# USB 3.0 simple test results on ASUS U3S6 & Kingwin dock



## 95Viper (Apr 16, 2010)

OK, I am not any great tester or writer, but here are a couple of tests I did when I installed a ASUS Model U3S6 USB 3.0 & SATA 6Gb/s Add-on card in my Gigabyte  GA-X48-DS4 MB and added a KINGWIN Dockmaster DM-2535U3 2.5" & 3.5" Black USB 3.0 Hard Drive Docking Station.
But, before I begin, the ASUS card works great, it is NOT a RAID card, so you just get 6Gb/s and USB 3.0.  However, for $30USD approx. ; ain't to bad a deal considering a USB 3.0 only card can go for this or more.  I have not recieved my 6Gb/s drives so, that is not in this test.

The KINGWIN Dockmaster DM-2535U3 is alright, not great, as, it has a con or two.  The drive door sticks, there is no eject button and it does not have eSata.  But, I did get a really good deal.  A gift to me from a person I helped.

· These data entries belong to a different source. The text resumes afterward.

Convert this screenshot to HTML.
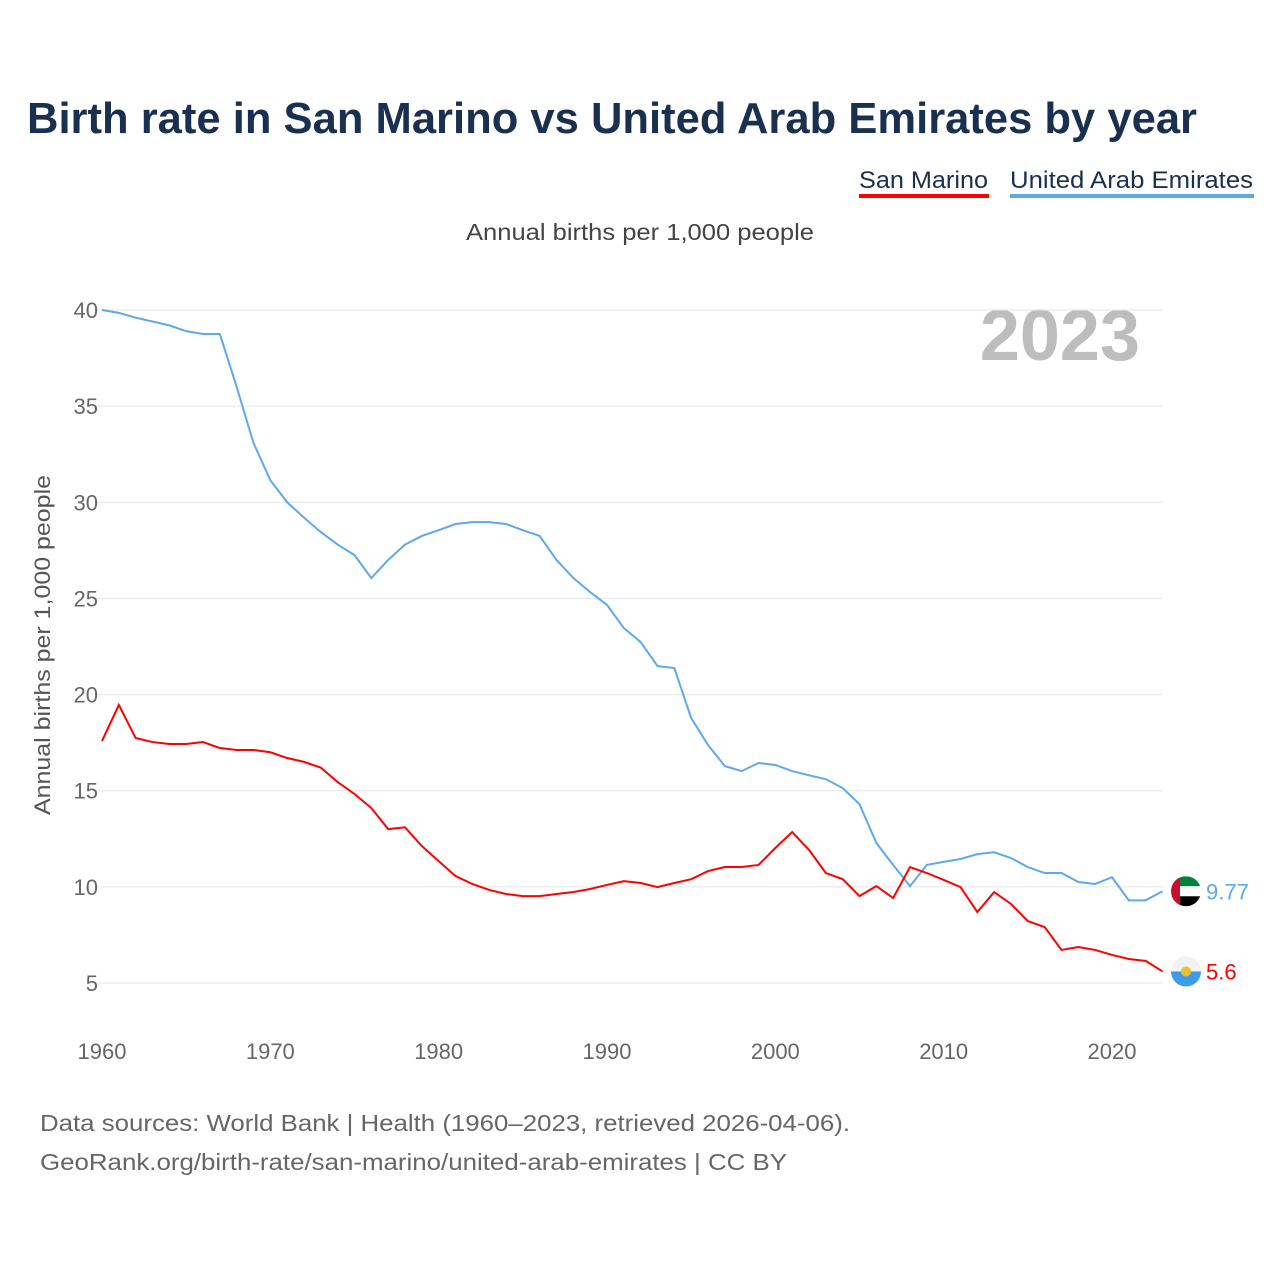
<!DOCTYPE html>
<html><head><meta charset="utf-8">
<style>
body{margin:0;background:#fff;font-family:"Liberation Sans",sans-serif;}
#wrap{position:relative;width:1280px;height:1280px;overflow:hidden;}
</style></head>
<body>
<div id="wrap">
<svg id="chart" width="1280" height="1280" xmlns="http://www.w3.org/2000/svg">
<text x="27" y="133" font-size="44" font-weight="bold" fill="#1a3050" textLength="1170" lengthAdjust="spacingAndGlyphs">Birth rate in San Marino vs United Arab Emirates by year</text>
<g>
<text x="859" y="188" font-size="24" fill="#1a3050" textLength="129" lengthAdjust="spacingAndGlyphs">San Marino</text>
<rect x="859" y="194" width="130" height="4" fill="#ff0000"/></g>
<g>
<text x="1010" y="188" font-size="24" fill="#1a3050" textLength="243" lengthAdjust="spacingAndGlyphs">United Arab Emirates</text>
<rect x="1010" y="194" width="244" height="4" fill="#5ea8ec"/></g>
<text x="466" y="240" font-size="23" fill="#444" textLength="348" lengthAdjust="spacingAndGlyphs">Annual births per 1,000 people</text>
<text x="1140" y="360" font-size="72" font-weight="bold" fill="#bdbdbd" text-anchor="end">2023</text>
<text transform="translate(50,815) rotate(-90)" font-size="22" fill="#555" textLength="340" lengthAdjust="spacingAndGlyphs">Annual births per 1,000 people</text>
<g id="grid"></g><g id="yt"></g><g id="xt"></g><g id="lines"></g>
<text x="40" y="1131" font-size="23" fill="#666" textLength="810" lengthAdjust="spacingAndGlyphs">Data sources: World Bank | Health (1960–2023, retrieved 2026-04-06).</text>
<text x="40" y="1170" font-size="23" fill="#666" textLength="747" lengthAdjust="spacingAndGlyphs">GeoRank.org/birth-rate/san-marino/united-arab-emirates | CC BY</text>
</svg>
</div>
<script>
const years=[];for(let y=1960;y<=2023;y++)years.push(y);
const uae=[40.0,39.85,39.6,39.4,39.2,38.9,38.75,38.75,36.0,33.08,31.15,30.0,29.2,28.45,27.8,27.25,26.06,27.0,27.8,28.25,28.55,28.87,28.97,28.97,28.87,28.55,28.25,27.0,26.06,25.33,24.66,23.46,22.73,21.48,21.38,18.78,17.38,16.28,16.02,16.44,16.34,16.02,15.8,15.6,15.14,14.3,12.28,11.14,10.04,11.14,11.3,11.45,11.7,11.8,11.5,11.03,10.72,10.72,10.25,10.15,10.5,9.3,9.3,9.77];
const smr=[17.58,19.46,17.74,17.53,17.43,17.43,17.53,17.22,17.12,17.12,17.0,16.7,16.5,16.2,15.45,14.83,14.1,13.0,13.1,12.12,11.34,10.56,10.15,9.84,9.63,9.52,9.52,9.63,9.73,9.89,10.1,10.3,10.2,9.99,10.2,10.4,10.82,11.03,11.03,11.14,12.02,12.85,11.92,10.72,10.4,9.52,10.04,9.42,11.03,10.72,10.36,9.99,8.69,9.73,9.11,8.22,7.91,6.72,6.87,6.72,6.46,6.25,6.15,5.6];
const yTicks=[5,10,15,20,25,30,35,40];
const xTicks=[1960,1970,1980,1990,2000,2010,2020];
const NS="http://www.w3.org/2000/svg";
const X=y=>102+(y-1960)*(1010/60);
const Y=v=>983-(v-5)*(673/35);
function mk(t,a,p){const e=document.createElementNS(NS,t);for(const k in a)e.setAttribute(k,a[k]);document.getElementById(p).appendChild(e);return e;}
yTicks.forEach(v=>{
 const l=mk('line',{x1:95,x2:1162,y1:Y(v),y2:Y(v),stroke:'#e6e6e6','stroke-width':1},'grid');
 
 
 const t=mk('text',{x:98,y:Y(v)+8,'font-size':22,fill:'#666','text-anchor':'end'},'yt');t.textContent=v;
 
 
});
xTicks.forEach(v=>{
 const t=mk('text',{x:X(v),y:1059,'font-size':22,fill:'#666','text-anchor':'middle'},'xt');t.textContent=v;
 
 
});
function line(d,c,name){
 const p=mk('polyline',{points:d.map((v,i)=>X(years[i])+','+Y(v)).join(' '),fill:'none',stroke:c,'stroke-width':2},'lines');
 
 
}
line(uae,'#5ea8ec','uae-line');
line(smr,'#ff0000','san-marino-line');
const lu=uae[uae.length-1],ls=smr[smr.length-1];
const f1=mk('g',{},'lines');


f1.innerHTML=`<clipPath id="c1"><circle cx="1186" cy="${Y(lu)}" r="15"/></clipPath><g clip-path="url(#c1)"><rect x="1171" y="${Y(lu)-15}" width="30" height="10" fill="#00843d"/><rect x="1171" y="${Y(lu)-5}" width="30" height="10" fill="#fff"/><rect x="1171" y="${Y(lu)+5}" width="30" height="10" fill="#000"/><rect x="1171" y="${Y(lu)-15}" width="9" height="30" fill="#c8102e"/></g>`;
const f2=mk('g',{},'lines');


f2.innerHTML=`<clipPath id="c2"><circle cx="1186" cy="${Y(ls)}" r="15"/></clipPath><g clip-path="url(#c2)"><rect x="1171" y="${Y(ls)-15}" width="30" height="15" fill="#f2f2f2"/><rect x="1171" y="${Y(ls)}" width="30" height="15" fill="#3d9be9"/><circle cx="1186" cy="${Y(ls)}" r="5" fill="#e8c22a"/></g>`;
const t1=mk('text',{x:1206,y:Y(lu)+8,'font-size':22,fill:'#5ea8ec'},'lines');t1.textContent=lu;


const t2=mk('text',{x:1206,y:Y(ls)+8,'font-size':22,fill:'#ff0000'},'lines');t2.textContent=ls;


</script>
</body></html>
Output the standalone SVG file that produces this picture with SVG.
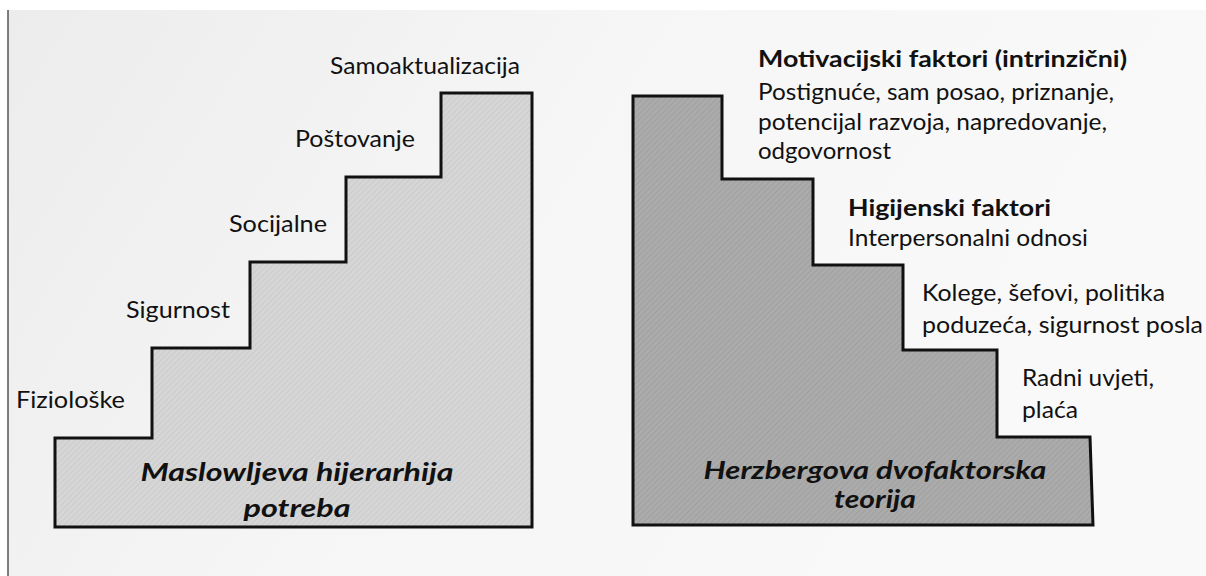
<svg xmlns="http://www.w3.org/2000/svg" width="1206" height="576" viewBox="0 0 1206 576">
  <defs>
    <linearGradient id="page" x1="0" y1="0" x2="1" y2="0.3">
      <stop offset="0" stop-color="#ececec"/>
      <stop offset="0.5" stop-color="#f6f6f6"/>
      <stop offset="1" stop-color="#f9f9f9"/>
    </linearGradient>
    <pattern id="hatchLight" width="4" height="4" patternUnits="userSpaceOnUse" patternTransform="rotate(45)">
      <rect width="4" height="4" fill="#d6d6d6"/>
      <line x1="0" y1="0" x2="0" y2="4" stroke="#c4c4c4" stroke-width="1.2"/>
    </pattern>
    <pattern id="hatchDark" width="4" height="4" patternUnits="userSpaceOnUse" patternTransform="rotate(45)">
      <rect width="4" height="4" fill="#ababab"/>
      <line x1="0" y1="0" x2="0" y2="4" stroke="#989898" stroke-width="1.2"/>
    </pattern>
    <style>
      .stair { stroke: #111; stroke-width: 3; stroke-linejoin: miter; }
      .lbl { font-family: Lato, "Liberation Sans", sans-serif; font-size: 23px; fill: #111; }
      .hd { font-family: Lato, "Liberation Sans", sans-serif; font-size: 23px; font-weight: bold; fill: #111; }
      .title { font-family: Lato, "Liberation Sans", sans-serif; font-size: 25px; font-weight: bold; font-style: italic; fill: #111; text-anchor: middle; }
    </style>
  </defs>

  <rect x="0" y="0" width="1206" height="576" fill="#ffffff"/>
  <rect x="8" y="10" width="1198" height="566" fill="url(#page)"/>
  <line x1="8" y1="10" x2="8" y2="576" stroke="#555" stroke-width="1.5"/>

  <g id="maslow">
    <path class="stair" fill="url(#hatchLight)" d="M 55 527 V 438 H 152 V 348 H 250 V 262 H 346 V 177 H 441 V 93 H 532 V 527 Z"/>
    <text class="title" x="297" y="481" textLength="313" lengthAdjust="spacingAndGlyphs">Maslowljeva hijerarhija</text>
    <text class="title" x="297" y="517" textLength="107" lengthAdjust="spacingAndGlyphs">potreba</text>
  </g>
  <g id="maslow-labels">
    <text class="lbl" x="330" y="74" textLength="190" lengthAdjust="spacingAndGlyphs">Samoaktualizacija</text>
    <text class="lbl" x="295" y="147" textLength="120" lengthAdjust="spacingAndGlyphs">Poštovanje</text>
    <text class="lbl" x="229" y="232" textLength="98" lengthAdjust="spacingAndGlyphs">Socijalne</text>
    <text class="lbl" x="126" y="318" textLength="104" lengthAdjust="spacingAndGlyphs">Sigurnost</text>
    <text class="lbl" x="16" y="408" textLength="109" lengthAdjust="spacingAndGlyphs">Fiziološke</text>
  </g>

  <g id="herzberg">
    <path class="stair" fill="url(#hatchDark)" d="M 633 96 H 722 V 179 H 813 V 265 H 903 V 350 H 997 V 437 H 1090 L 1093 525 H 633 Z"/>
    <text class="title" x="875" y="479" textLength="343" lengthAdjust="spacingAndGlyphs">Herzbergova dvofaktorska</text>
    <text class="title" x="875" y="508" textLength="82" lengthAdjust="spacingAndGlyphs">teorija</text>
  </g>
  <g id="herzberg-labels">
    <text class="hd" x="758" y="67" textLength="369" lengthAdjust="spacingAndGlyphs">Motivacijski faktori (intrinzični)</text>
    <text class="lbl" x="758" y="100" textLength="356" lengthAdjust="spacingAndGlyphs">Postignuće, sam posao, priznanje,</text>
    <text class="lbl" x="758" y="130" textLength="349" lengthAdjust="spacingAndGlyphs">potencijal razvoja, napredovanje,</text>
    <text class="lbl" x="758" y="159" textLength="133" lengthAdjust="spacingAndGlyphs">odgovornost</text>
    <text class="hd" x="848" y="216" textLength="203" lengthAdjust="spacingAndGlyphs">Higijenski faktori</text>
    <text class="lbl" x="848" y="246" textLength="240" lengthAdjust="spacingAndGlyphs">Interpersonalni odnosi</text>
    <text class="lbl" x="922" y="301" textLength="243" lengthAdjust="spacingAndGlyphs">Kolege, šefovi, politika</text>
    <text class="lbl" x="922" y="333" textLength="281" lengthAdjust="spacingAndGlyphs">poduzeća, sigurnost posla</text>
    <text class="lbl" x="1022" y="386" textLength="132" lengthAdjust="spacingAndGlyphs">Radni uvjeti,</text>
    <text class="lbl" x="1022" y="418" textLength="56" lengthAdjust="spacingAndGlyphs">plaća</text>
  </g>
</svg>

Test one is with a WD5000AACS (green drive, first gen):
USB 2.0 (hi-speed)


USB 3.0 (super speed)

Test two is with a Patriot Warp V2 with a JMicron controller
USB 2.0 (hi-speed)

USB 3.0 (super speed)

As, you can see from the results, there is a boost in the performance using USB 3.0.



EDIT:
For Sasqui

WD5000AACS (green drive, first gen) on SATA III port:


Patriot Warp V2 with a JMicron controller on SATA III port:


Now, remember, even on the SATA III port these are SATA II drives.  The SSD seemed to fair better on the USB 3.0 port.  The burst speed is something I am going to look into.  And, I will be trying a test on the SATA II port, later...
Guess I need to build a test chassis.


----------



## Sasqui (Apr 16, 2010)

Nice.  How about HD Tach with the drive on a SATA cable for extra comparison?


----------



## 95Viper (Apr 18, 2010)

Updated and added some tests for SATA III port with the SATA II drives.
Will, also, be adding tests with Western Digital Caviar Black WD6402AAEX 640GB 7200 RPM SATA 6.0Gb/s; when it arrives.


----------